Once you’ve got a basic report, you’ll probably want more specific answers—like “average deal size by salesperson” or “sales cycle length.”

Using Formulas

  • Click “Add Formula” in your table or chart to create custom fields.
  • Examples:
  • Average Deal Size: SUM(Deal Value) / COUNT(Deal ID)
  • Win Rate: COUNTIF(Stage = 'Closed Won') / COUNT(Deal ID)

Zoho formulas are... okay. They can get cryptic, and the documentation isn’t great.
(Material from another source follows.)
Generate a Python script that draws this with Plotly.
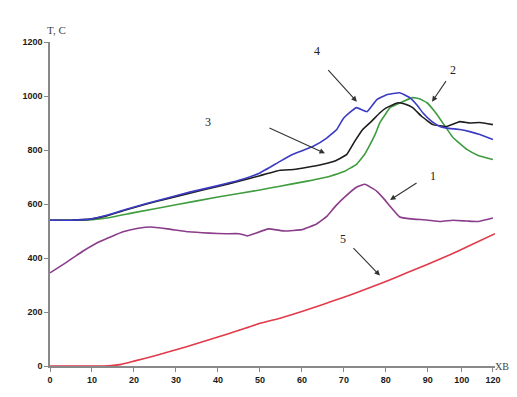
import plotly.graph_objects as go

# ---- data (x in axis units; the axis labels 100/120 sit at compressed positions) ----
x_tick_vals = [0, 10, 20, 30, 40, 50, 60, 70, 80, 90, 98.1, 105.5]
x_tick_text = ["0", "10", "20", "30", "40", "50", "60", "70", "80", "90", "100", "120"]
y_tick_vals = [0, 200, 400, 600, 800, 1000, 1200]

x1 = [0, 4, 8, 12, 17.4, 21, 24, 28, 33, 38, 42, 45, 47, 49, 52, 56, 60, 63.5, 66, 68,
      70.5, 73, 75, 77.8, 79.5, 81, 83.3, 86, 89.7, 93, 96, 99.3, 102, 105.5]
y1 = [345, 385, 427, 462, 497, 510, 515, 508, 497, 492, 490, 490, 482, 492, 508, 500, 505,
      526, 555, 592, 630, 662, 673, 648, 620, 592, 552, 545, 541, 535, 540, 537, 535, 548]

x2 = [0, 5, 10, 13.5, 20, 30, 40, 50, 54.8, 60, 66.7, 70, 73, 75, 76, 77.5, 78.6, 80, 81,
      84, 86.4, 88, 89.8, 91.5, 93, 96, 99.3, 102, 105.5]
y2 = [540, 540, 542, 548, 568, 597, 626, 652, 666, 681, 703, 720, 747, 785, 813, 860, 902,
      935, 957, 979, 994, 990, 975, 945, 913, 846, 802, 780, 765]

x3 = [0, 5, 10, 13.5, 18, 23, 28, 33.3, 40, 45, 50, 54.8, 58, 61, 65, 68, 70.7, 72.5, 74.5,
      76.5, 78.6, 80, 81.7, 82.9, 84.5, 86.4, 88.5, 91.2, 94.5, 97.6, 100, 102.4, 105.5]
y3 = [540, 540, 545, 556, 578, 600, 620, 640, 665, 684, 705, 725, 728, 735, 747, 760, 784,
      830, 876, 905, 938, 955, 968, 975, 970, 957, 925, 894, 887, 905, 900, 902, 894]

x4 = [0, 5, 10, 13.5, 18, 23, 28, 33.3, 40, 45, 50, 54.8, 58, 62.6, 66, 68.3, 69.8, 71.5,
      73, 75.5, 77.8, 80.2, 83.3, 85.7, 87.5, 88.8, 91, 92.9, 95, 97.6, 100, 102.4, 105.5]
y4 = [540, 540, 545, 558, 580, 602, 622, 644, 668, 688, 715, 758, 785, 813, 845, 876, 915,
      940, 957, 942, 986, 1005, 1012, 994, 965, 938, 905, 887, 880, 876, 868, 857, 839]

x5 = [0, 10, 14, 17, 20, 25, 30, 35, 40, 45, 50, 55, 60, 65, 70, 75, 80, 85, 90, 95, 100, 106]
y5 = [0, 0, 1, 6, 18, 38, 60, 83, 107, 132, 158, 178, 202, 228, 255, 283, 313, 345, 377,
      410, 446, 490]

series = [
    ("1", x1, y1, "#8a3d8a"),
    ("2", x2, y2, "#3f9c3f"),
    ("3", x3, y3, "#1e1e1e"),
    ("4", x4, y4, "#3b3bc4"),
    ("5", x5, y5, "#e23a4a"),
]

fig = go.Figure()
for name, xs, ys, col in series:
    fig.add_trace(go.Scatter(x=xs, y=ys, mode="lines", name=name,
                             line=dict(color=col, width=1.6, shape="spline", smoothing=0.3),
                             showlegend=False))

serif = "Liberation Serif"
ann = []
# label, text pos (x,y), arrow head (x,y), tail offset px (ax, ay)
callouts = [
    ("4", 63.6, 1167, 73.1, 979, -30, -33),
    ("2", 96.0, 1095, 91.0, 979, 15, -22),
    ("3", 37.6, 905, 65.5, 788, -57, -26),
    ("1", 91.2, 703, 81.0, 615, 28, -18),
    ("5", 69.8, 471, 78.6, 335, -28, -29),
]
for lab, tx, ty, hx, hy, ax, ay in callouts:
    ann.append(dict(x=tx, y=ty, xref="x", yref="y", text=lab, showarrow=False,
                    font=dict(family=serif, size=12, color="#222")))
    ann.append(dict(x=hx, y=hy, xref="x", yref="y", text="", showarrow=True,
                    ax=ax, ay=ay, arrowhead=2, arrowsize=1, arrowwidth=1.1,
                    arrowcolor="#333"))

ann.append(dict(x=-0.011, y=1.061, xref="paper", yref="paper", text="T, C",
                showarrow=False, font=dict(family=serif, size=11, color="#444")))
ann.append(dict(x=0.996, y=0, xref="paper", yref="paper", text="XB", xanchor="left",
                showarrow=False, font=dict(family=serif, size=10, color="#444"),
                yanchor="middle"))

# page body has an 8px margin: the figure starts at (8, 8) on the page
fig.update_layout(
    width=509, height=389,
    margin=dict(l=42, r=22, t=34, b=29),
    paper_bgcolor="white", plot_bgcolor="white",
    annotations=ann,
    font=dict(family="Liberation Sans", size=9, color="#222"),
)
tick_font = dict(family="Liberation Sans", size=9, color="#1a1a1a", weight="bold")
fig.update_xaxes(range=[0, 106], tickvals=x_tick_vals, ticktext=x_tick_text,
                 showgrid=False, zeroline=False, showline=True, linecolor="#888",
                 linewidth=1.5, ticks="outside", ticklen=4, tickcolor="#888",
                 tickfont=tick_font)
fig.update_yaxes(range=[0, 1200], tickvals=y_tick_vals,
                 showgrid=False, zeroline=False, showline=True, linecolor="#888",
                 linewidth=1.5, ticks="outside", ticklen=4, tickcolor="#888",
                 tickfont=tick_font)

fig.write_html("out.html")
If you’re not getting the results you expect, check your parentheses and make sure you’re referencing the right fields.

Drill Downs and Filters

  • Add drill-downs so you can click on, say, a month and see the deals in it.
  • Use filter controls (drop-downs, sliders) so you can tweak what you see without remaking the report.

Pro tip:
Save each version of your report as you go. Zoho doesn’t always autosave, and there’s nothing worse than losing a half-hour of work to a browser crash.
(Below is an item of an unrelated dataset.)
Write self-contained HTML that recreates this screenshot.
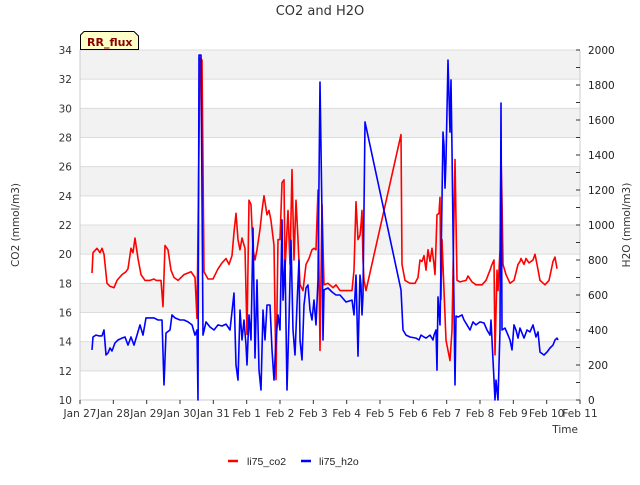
<!DOCTYPE html>
<html><head><meta charset="utf-8"><style>
body{margin:0;background:#fff;font-family:"Liberation Sans","DejaVu Sans",sans-serif;}
svg text{font-family:"DejaVu Sans","Liberation Sans",sans-serif;}
</style></head><body>
<svg id="chart" width="640" height="480" viewBox="0 0 640 480" xmlns="http://www.w3.org/2000/svg">
<text x="320" y="15" text-anchor="middle" font-size="13" fill="#333">CO2 and H2O</text>
<g id="bands"></g><g id="grid"></g><g id="axes"></g><g id="series"></g>
<g>
<path d="M80.5,49.5 L80.5,35 L84,31.5 L134,31.5 L138.5,36 L138.5,49.5 Z" fill="#ffffc8" stroke="#000" stroke-width="1"/>
<text x="87" y="46" font-size="11" font-weight="bold" fill="#8b0000">RR_flux</text>
</g>
<text transform="translate(19,225) rotate(-90)" text-anchor="middle" font-size="10.5" fill="#333">CO2 (mmol/m3)</text>
<text transform="translate(630,225) rotate(-90)" text-anchor="middle" font-size="10.5" fill="#333">H2O (mmol/m3)</text>
<text x="578" y="433" text-anchor="end" font-size="10.5" fill="#333">Time</text>
<g>
<line x1="228" y1="461" x2="238" y2="461" stroke="#f00" stroke-width="2.5"/>
<text x="247" y="465" font-size="10.5" fill="#222" style="font-family:'Liberation Sans',sans-serif">li75_co2</text>
<line x1="301" y1="461" x2="311" y2="461" stroke="#00f" stroke-width="2.5"/>
<text x="319" y="465" font-size="10.5" fill="#222" style="font-family:'Liberation Sans',sans-serif">li75_h2o</text>
</g>
</svg>
<script>
const xTickLabels=["Jan 27","Jan 28","Jan 29","Jan 30","Jan 31","Feb 1","Feb 2","Feb 3","Feb 4","Feb 5","Feb 6","Feb 7","Feb 8","Feb 9","Feb 10","Feb 11"];
const leftTicks=[10,12,14,16,18,20,22,24,26,28,30,32,34];
const rightTicks=[0,200,400,600,800,1000,1200,1400,1600,1800,2000];
const co2Days=[0.36,0.39,0.51,0.60,0.66,0.72,0.81,0.90,1.02,1.11,1.26,1.38,1.44,1.53,1.59,1.65,1.74,1.83,1.95,2.10,2.22,2.28,2.43,2.49,2.55,2.64,2.73,2.82,2.94,3.12,3.33,3.45,3.51,3.60,3.66,3.72,3.84,3.99,4.14,4.26,4.38,4.47,4.56,4.62,4.68,4.74,4.80,4.86,4.95,5.01,5.07,5.13,5.19,5.25,5.31,5.40,5.46,5.52,5.61,5.67,5.73,5.82,5.88,5.94,6.00,6.06,6.12,6.15,6.24,6.30,6.36,6.42,6.48,6.54,6.60,6.69,6.78,6.87,6.96,7.02,7.08,7.14,7.20,7.26,7.32,7.44,7.59,7.68,7.80,7.98,8.16,8.22,8.28,8.34,8.40,8.43,8.46,8.49,8.52,8.58,9.63,9.66,9.75,9.90,10.05,10.14,10.20,10.26,10.32,10.38,10.44,10.50,10.56,10.62,10.65,10.68,10.71,10.77,10.80,10.83,10.86,10.92,10.98,11.10,11.16,11.25,11.31,11.40,11.58,11.64,11.76,11.88,12.06,12.18,12.30,12.36,12.42,12.45,12.51,12.54,12.60,12.63,12.66,12.69,12.78,12.90,13.02,13.14,13.20,13.23,13.32,13.38,13.47,13.59,13.65,13.71,13.80,13.95,14.07,14.19,14.25,14.31];
const co2Vals=[18.7,20.1,20.4,20.1,20.4,20.0,18.0,17.8,17.7,18.2,18.6,18.8,19.0,20.4,20.1,21.1,19.7,18.6,18.2,18.2,18.3,18.2,18.2,16.4,20.6,20.3,18.9,18.4,18.2,18.6,18.8,18.4,15.6,33.5,33.3,18.8,18.3,18.3,19.0,19.4,19.7,19.3,19.9,21.5,22.8,21.0,20.3,21.1,20.4,14.5,23.7,23.4,20.3,19.6,20.3,21.7,23.0,24.0,22.7,23.0,22.3,20.6,11.4,21.0,21.0,24.9,25.1,18.9,23.0,19.3,25.8,19.6,23.7,21.0,17.9,17.5,19.3,19.7,20.3,20.4,20.3,24.4,13.4,23.4,17.9,18.0,17.7,17.9,17.5,17.5,17.5,18.9,23.6,21.0,21.3,22.0,23.0,19.6,18.2,17.5,28.2,19.3,18.2,18.0,18.0,18.4,19.6,19.5,19.9,18.9,20.3,19.5,20.4,19.3,18.6,20.6,22.7,22.8,23.9,16.9,21.0,17.5,14.1,12.7,14.8,26.5,18.2,18.1,18.2,18.5,18.1,17.9,17.9,18.2,18.9,19.3,19.6,13.1,18.9,17.5,20.3,26.8,23.7,19.3,18.6,18.0,18.2,19.3,19.5,19.7,19.3,19.7,19.4,19.6,20.0,19.3,18.2,17.9,18.2,19.5,19.8,19.0];
const h2oDays=[0.36,0.39,0.48,0.57,0.66,0.72,0.78,0.84,0.90,0.96,1.05,1.14,1.26,1.35,1.44,1.53,1.62,1.71,1.80,1.89,1.98,2.10,2.22,2.34,2.46,2.52,2.58,2.70,2.76,2.85,3.00,3.12,3.24,3.36,3.45,3.51,3.54,3.57,3.63,3.69,3.78,3.90,4.02,4.14,4.26,4.38,4.50,4.62,4.68,4.74,4.80,4.86,4.92,4.98,5.01,5.07,5.13,5.19,5.25,5.31,5.37,5.43,5.49,5.55,5.61,5.70,5.76,5.82,5.88,5.94,6.00,6.06,6.09,6.15,6.21,6.27,6.33,6.39,6.45,6.51,6.57,6.60,6.66,6.72,6.78,6.84,6.90,6.96,7.02,7.08,7.14,7.20,7.26,7.29,7.32,7.44,7.56,7.68,7.80,7.98,8.16,8.22,8.28,8.34,8.40,8.43,8.46,8.49,8.55,9.63,9.69,9.78,9.90,10.08,10.17,10.23,10.32,10.38,10.50,10.59,10.62,10.68,10.71,10.74,10.80,10.83,10.89,10.92,10.95,10.98,11.04,11.10,11.13,11.16,11.19,11.25,11.28,11.34,11.46,11.52,11.61,11.70,11.79,11.88,12.00,12.12,12.21,12.30,12.33,12.39,12.45,12.48,12.54,12.60,12.63,12.66,12.75,12.84,12.90,12.96,13.02,13.08,13.14,13.20,13.32,13.41,13.50,13.59,13.68,13.74,13.80,13.92,14.01,14.10,14.19,14.25,14.31,14.34];
const h2oVals=[286,360,371,366,366,400,257,269,297,280,326,343,354,360,314,360,314,371,429,371,469,469,469,457,457,86,383,400,486,469,457,457,446,429,371,400,0,1971,1971,371,446,417,400,429,423,434,400,611,200,114,514,343,457,314,200,486,343,983,240,686,171,57,514,343,543,543,286,114,343,486,400,1029,571,800,57,457,914,400,257,543,800,343,229,543,640,657,514,457,571,429,686,1817,1057,343,629,640,617,600,600,560,571,486,714,251,714,657,486,600,1589,629,400,371,360,354,343,371,360,354,371,343,371,400,171,589,429,771,1531,1457,1211,1371,1943,1531,1829,1429,971,86,480,474,486,457,429,400,446,429,446,440,400,371,457,229,0,114,0,400,1697,400,411,371,343,286,429,400,354,411,354,400,389,429,360,389,274,257,274,297,314,343,354,343];

const NS="http://www.w3.org/2000/svg";
const L=80,R=580,T=50,B=400;
const xS=d=>L+(R-L)*d/15;
const yL=v=>B-(B-T)*(v-10)/24;
const yR=v=>B-(B-T)*v/2000;
function mk(tag,attrs,parent,text){const e=document.createElementNS(NS,tag);for(const k in attrs)e.setAttribute(k,attrs[k]);if(text!==undefined)e.textContent=text;parent.appendChild(e);return e;}
const bands=document.getElementById('bands'),grid=document.getElementById('grid'),axes=document.getElementById('axes'),series=document.getElementById('series');
for(let v=12;v<=32;v+=4){const r=mk('rect',{x:L,y:yL(v+2),width:R-L,height:yL(v)-yL(v+2),fill:'#f2f2f2'},bands);

}
leftTicks.forEach(v=>{const g=mk('line',{x1:L,x2:R,y1:yL(v),y2:yL(v),stroke:'#dcdcdc','stroke-width':1},grid);


const t=mk('text',{x:L-8,y:yL(v)+4,'text-anchor':'end','font-size':10.5,fill:'#333'},axes,String(v));

});
mk('line',{x1:L,x2:L,y1:T,y2:B,stroke:'#ccc'},axes);
mk('line',{x1:R,x2:R,y1:T,y2:B,stroke:'#ccc'},axes);
mk('line',{x1:L,x2:R,y1:B,y2:B,stroke:'#ccc'},axes);
rightTicks.forEach(v=>{mk('line',{x1:R-4,x2:R,y1:yR(v),y2:yR(v),stroke:'#333'},axes);
const t=mk('text',{x:R+8,y:yR(v)+4,'font-size':10.5,fill:'#222'},axes,String(v));


if(v<2000)mk('line',{x1:R-4,x2:R,y1:yR(v+100),y2:yR(v+100),stroke:'#333'},axes);});
xTickLabels.forEach((s,i)=>{mk('line',{x1:xS(i),x2:xS(i),y1:B,y2:B+4,stroke:'#333'},axes);
const t=mk('text',{x:xS(i),y:B+17,'text-anchor':'middle','font-size':10.5,fill:'#333'},axes,s);

});
function line(days,vals,ys,color,name){const p=days.map((d,i)=>xS(d).toFixed(1)+','+ys(vals[i]).toFixed(1)).join(' ');
const e=mk('polyline',{points:p,fill:'none',stroke:color,'stroke-width':1.6,'stroke-linejoin':'round'},series);

}
line(co2Days,co2Vals,yL,'#f00','co2-line');
line(h2oDays,h2oVals,yR,'#00f','h2o-line');
</script>
</body></html>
Step 5: Build Dashboards and Share Results

A single report is nice, but sales leaders usually want a “dashboard.” Here’s how to pull it together.

Creating a Dashboard

  • Go to “Dashboards” and click “Create New”.
  • Drag your saved reports (charts, tables) onto the canvas.
  • Resize and arrange them, but don’t cram too much onto one screen. Four to six good charts are plenty.

Add Text and Images

  • Use “Widgets” to add commentary, targets, or even a company logo (if you care about that sort of thing).
  • Label everything clearly. “Q2 Pipeline” is better than “Chart 4”.

Sharing Your Dashboard

  • Share with colleagues via email, public links, or embed in other tools.
  • Set permissions. Don’t give edit rights unless you want people to break things.
  • Schedule regular email exports if people want reports in their inbox.

Heads up:
Some sharing features (like embedding in web pages or advanced scheduling) are locked behind more expensive plans. If this is a dealbreaker, look elsewhere.

Step 6: Automate and Iterate

Once your reports are set up, keep them useful:

  • Automate updates: Make sure your data sync is scheduled so you’re not always hitting “refresh.”
  • Review regularly: Set a reminder to check your reports every month. Are they answering real questions, or just making pretty charts?
  • Iterate: Don’t be afraid to tweak filters, add new fields, or remove stuff no one looks at.

If you’re spending hours tweaking formatting, you’re missing the point. The goal is actionable insight, not a report that wins a beauty contest.

Common Pitfalls (and How to Dodge Them)

  • Messy data: If your source data’s a disaster, your reports will be, too.
  • Trying to do too much: Start simple. Get one or two reports right before you build dashboards.
  • Ignoring permissions: Be careful with who can edit what. One misplaced formula can break everything.
  • Overcomplicating metrics: Stick to what your team actually uses. Vanity metrics waste everyone’s time.

Wrapping Up: Keep It Simple, Keep It Useful

Generating good sales reports in Zoho Reports isn’t rocket science, but it does take some up-front work and a willingness to ignore the shiny stuff. Start simple, focus on the numbers that matter, and don’t be afraid to adjust as you go. The best reports are the ones people actually use—so keep it clear, actionable, and honest.